Raw records
○ ○ ○ ○ ○
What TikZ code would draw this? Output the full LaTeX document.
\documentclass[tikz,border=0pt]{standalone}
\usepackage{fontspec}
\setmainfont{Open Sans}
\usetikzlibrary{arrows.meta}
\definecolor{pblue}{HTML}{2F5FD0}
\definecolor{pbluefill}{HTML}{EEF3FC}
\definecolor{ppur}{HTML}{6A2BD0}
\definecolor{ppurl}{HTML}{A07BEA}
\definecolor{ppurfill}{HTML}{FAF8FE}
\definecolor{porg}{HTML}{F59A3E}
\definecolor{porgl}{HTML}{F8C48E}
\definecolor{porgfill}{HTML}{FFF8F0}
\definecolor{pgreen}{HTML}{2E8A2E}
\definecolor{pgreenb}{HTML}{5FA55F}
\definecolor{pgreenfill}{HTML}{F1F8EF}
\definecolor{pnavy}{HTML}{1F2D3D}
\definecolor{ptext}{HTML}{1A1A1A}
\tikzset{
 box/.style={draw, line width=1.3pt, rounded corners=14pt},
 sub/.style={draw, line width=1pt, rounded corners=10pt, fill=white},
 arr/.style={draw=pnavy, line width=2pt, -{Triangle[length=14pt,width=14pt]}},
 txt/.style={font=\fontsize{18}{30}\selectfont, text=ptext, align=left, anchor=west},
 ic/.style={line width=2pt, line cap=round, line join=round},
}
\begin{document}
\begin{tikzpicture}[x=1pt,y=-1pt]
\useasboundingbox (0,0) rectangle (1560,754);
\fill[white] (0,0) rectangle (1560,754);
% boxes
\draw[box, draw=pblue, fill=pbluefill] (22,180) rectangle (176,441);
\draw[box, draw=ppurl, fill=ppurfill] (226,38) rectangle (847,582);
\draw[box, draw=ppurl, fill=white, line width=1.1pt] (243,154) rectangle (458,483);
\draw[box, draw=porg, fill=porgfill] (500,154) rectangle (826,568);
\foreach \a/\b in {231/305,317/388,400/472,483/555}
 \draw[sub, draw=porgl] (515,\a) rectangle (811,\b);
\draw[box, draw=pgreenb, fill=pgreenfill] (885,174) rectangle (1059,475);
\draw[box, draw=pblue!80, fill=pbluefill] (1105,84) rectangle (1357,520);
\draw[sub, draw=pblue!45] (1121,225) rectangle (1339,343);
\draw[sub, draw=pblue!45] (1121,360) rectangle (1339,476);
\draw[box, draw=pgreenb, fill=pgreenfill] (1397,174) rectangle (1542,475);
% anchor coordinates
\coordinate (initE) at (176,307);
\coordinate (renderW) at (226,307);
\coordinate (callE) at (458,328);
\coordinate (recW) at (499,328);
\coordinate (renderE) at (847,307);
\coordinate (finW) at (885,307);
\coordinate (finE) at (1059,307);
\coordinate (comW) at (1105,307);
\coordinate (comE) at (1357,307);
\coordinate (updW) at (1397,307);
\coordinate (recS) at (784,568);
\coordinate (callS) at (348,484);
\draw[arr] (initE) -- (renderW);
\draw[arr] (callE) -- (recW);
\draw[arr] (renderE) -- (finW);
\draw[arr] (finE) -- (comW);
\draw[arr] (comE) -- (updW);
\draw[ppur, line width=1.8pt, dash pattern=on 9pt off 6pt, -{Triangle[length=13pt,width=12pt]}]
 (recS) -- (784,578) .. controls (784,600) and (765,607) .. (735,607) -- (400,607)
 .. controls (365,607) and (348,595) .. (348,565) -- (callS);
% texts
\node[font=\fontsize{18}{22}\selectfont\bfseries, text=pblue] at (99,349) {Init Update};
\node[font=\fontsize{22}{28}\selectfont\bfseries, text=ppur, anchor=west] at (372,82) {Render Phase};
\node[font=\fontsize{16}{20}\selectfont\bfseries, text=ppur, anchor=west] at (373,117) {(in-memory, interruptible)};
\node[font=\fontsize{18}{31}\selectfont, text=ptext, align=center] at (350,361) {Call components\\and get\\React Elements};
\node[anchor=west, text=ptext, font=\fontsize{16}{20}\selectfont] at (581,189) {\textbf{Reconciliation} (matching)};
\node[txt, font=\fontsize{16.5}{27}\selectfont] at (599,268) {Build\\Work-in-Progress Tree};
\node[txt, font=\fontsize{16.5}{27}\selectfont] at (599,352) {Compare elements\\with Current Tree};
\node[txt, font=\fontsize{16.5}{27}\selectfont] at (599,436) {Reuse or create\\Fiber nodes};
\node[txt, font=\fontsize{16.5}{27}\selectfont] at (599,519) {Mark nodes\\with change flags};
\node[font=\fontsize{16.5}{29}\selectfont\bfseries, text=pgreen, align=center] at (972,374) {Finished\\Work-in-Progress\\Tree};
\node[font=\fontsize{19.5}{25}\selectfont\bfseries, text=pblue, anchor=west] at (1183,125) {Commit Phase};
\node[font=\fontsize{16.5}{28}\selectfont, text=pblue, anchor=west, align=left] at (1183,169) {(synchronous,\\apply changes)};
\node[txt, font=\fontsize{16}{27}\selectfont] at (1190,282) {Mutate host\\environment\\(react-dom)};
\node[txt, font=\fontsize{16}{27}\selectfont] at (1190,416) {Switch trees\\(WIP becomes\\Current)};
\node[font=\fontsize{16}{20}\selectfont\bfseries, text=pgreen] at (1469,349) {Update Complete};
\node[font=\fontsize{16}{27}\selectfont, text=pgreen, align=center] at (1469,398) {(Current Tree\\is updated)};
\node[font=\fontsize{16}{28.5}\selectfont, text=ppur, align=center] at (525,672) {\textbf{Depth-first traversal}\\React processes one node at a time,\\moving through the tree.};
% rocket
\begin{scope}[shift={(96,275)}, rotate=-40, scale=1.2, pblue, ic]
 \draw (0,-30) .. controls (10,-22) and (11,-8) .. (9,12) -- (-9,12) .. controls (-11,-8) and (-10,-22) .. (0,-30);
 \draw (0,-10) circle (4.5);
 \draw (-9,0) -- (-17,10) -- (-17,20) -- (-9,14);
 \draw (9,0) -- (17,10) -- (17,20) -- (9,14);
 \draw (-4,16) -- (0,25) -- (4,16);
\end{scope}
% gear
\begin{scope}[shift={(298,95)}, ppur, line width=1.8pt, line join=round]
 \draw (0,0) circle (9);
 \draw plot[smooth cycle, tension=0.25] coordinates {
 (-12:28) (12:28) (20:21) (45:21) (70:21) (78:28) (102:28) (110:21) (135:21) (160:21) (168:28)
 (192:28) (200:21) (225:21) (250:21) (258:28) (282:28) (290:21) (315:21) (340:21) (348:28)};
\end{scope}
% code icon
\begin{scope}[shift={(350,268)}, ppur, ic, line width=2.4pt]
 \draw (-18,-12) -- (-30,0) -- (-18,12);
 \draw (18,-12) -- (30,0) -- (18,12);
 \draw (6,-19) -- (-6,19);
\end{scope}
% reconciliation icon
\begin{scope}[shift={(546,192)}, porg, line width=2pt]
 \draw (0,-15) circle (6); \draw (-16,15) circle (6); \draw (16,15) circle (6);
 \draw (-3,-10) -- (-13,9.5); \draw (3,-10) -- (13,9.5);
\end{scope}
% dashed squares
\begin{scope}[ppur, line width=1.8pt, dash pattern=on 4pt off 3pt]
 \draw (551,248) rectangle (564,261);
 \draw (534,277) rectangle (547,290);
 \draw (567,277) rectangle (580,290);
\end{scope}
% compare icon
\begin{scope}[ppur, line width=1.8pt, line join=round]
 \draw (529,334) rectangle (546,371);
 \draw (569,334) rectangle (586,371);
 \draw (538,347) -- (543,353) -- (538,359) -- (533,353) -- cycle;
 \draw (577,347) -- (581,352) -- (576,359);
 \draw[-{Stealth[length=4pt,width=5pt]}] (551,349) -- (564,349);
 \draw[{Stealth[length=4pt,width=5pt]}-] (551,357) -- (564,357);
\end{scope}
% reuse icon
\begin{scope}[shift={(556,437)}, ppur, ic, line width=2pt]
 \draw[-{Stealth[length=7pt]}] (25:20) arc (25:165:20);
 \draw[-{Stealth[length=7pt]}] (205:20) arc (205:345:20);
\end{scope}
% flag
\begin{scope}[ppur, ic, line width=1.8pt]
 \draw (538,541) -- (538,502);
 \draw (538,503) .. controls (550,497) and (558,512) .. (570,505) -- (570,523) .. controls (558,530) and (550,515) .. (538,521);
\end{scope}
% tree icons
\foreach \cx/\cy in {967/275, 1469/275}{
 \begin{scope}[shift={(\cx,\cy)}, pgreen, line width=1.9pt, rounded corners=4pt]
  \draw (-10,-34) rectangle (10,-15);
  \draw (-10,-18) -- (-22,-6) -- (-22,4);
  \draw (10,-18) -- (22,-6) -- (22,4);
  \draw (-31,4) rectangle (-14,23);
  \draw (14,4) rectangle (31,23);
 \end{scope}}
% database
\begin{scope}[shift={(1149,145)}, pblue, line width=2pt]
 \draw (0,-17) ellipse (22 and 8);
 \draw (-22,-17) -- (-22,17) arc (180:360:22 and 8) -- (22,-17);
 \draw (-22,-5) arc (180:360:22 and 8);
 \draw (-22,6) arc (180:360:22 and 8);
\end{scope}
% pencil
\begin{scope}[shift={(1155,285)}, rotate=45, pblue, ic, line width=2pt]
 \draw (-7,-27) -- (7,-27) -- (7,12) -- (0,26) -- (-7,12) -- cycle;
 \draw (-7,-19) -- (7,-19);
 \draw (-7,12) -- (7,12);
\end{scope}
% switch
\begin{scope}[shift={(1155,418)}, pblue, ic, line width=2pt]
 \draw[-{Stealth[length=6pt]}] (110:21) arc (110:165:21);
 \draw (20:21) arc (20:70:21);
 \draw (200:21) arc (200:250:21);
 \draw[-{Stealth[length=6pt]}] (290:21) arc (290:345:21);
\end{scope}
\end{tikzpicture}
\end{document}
○ ○ ○ ○ ○
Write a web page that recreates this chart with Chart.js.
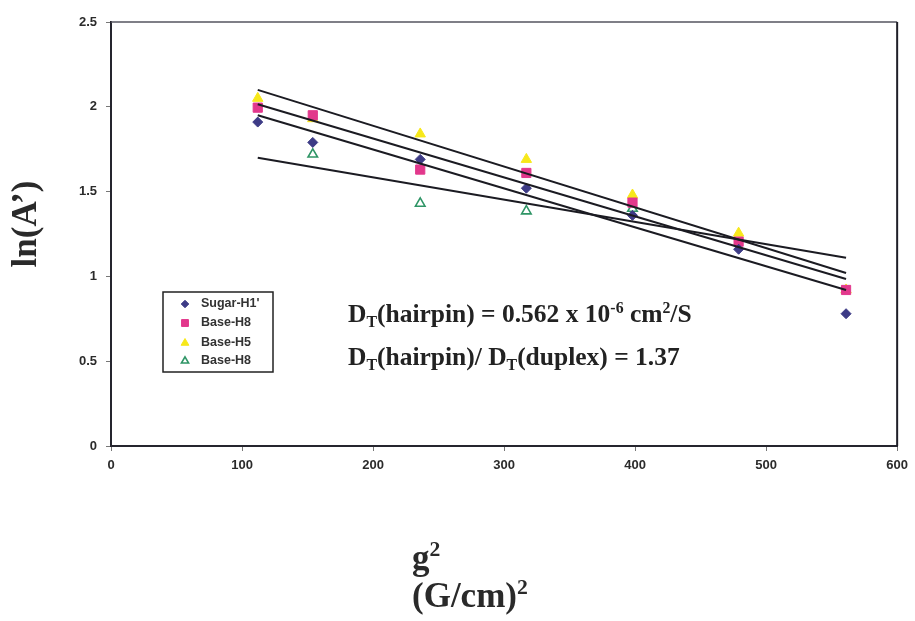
○ ○ ○ ○ ○
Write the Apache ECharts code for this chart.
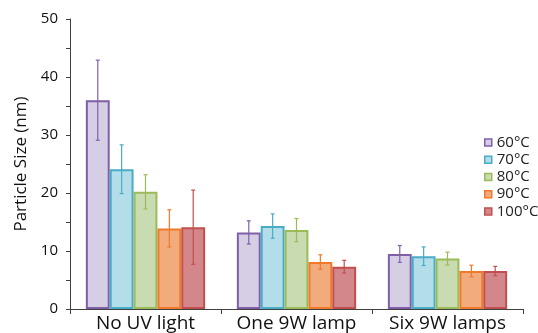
○ ○ ○ ○ ○
Task to complete
Locate the word "this" in the records and collect each line it appears in.

Answer for the task
What TikZ code would draw this? Output the full LaTeX document.
Write a web page that recreates this chart with Chart.js.
Write the Apache ECharts code for this chart.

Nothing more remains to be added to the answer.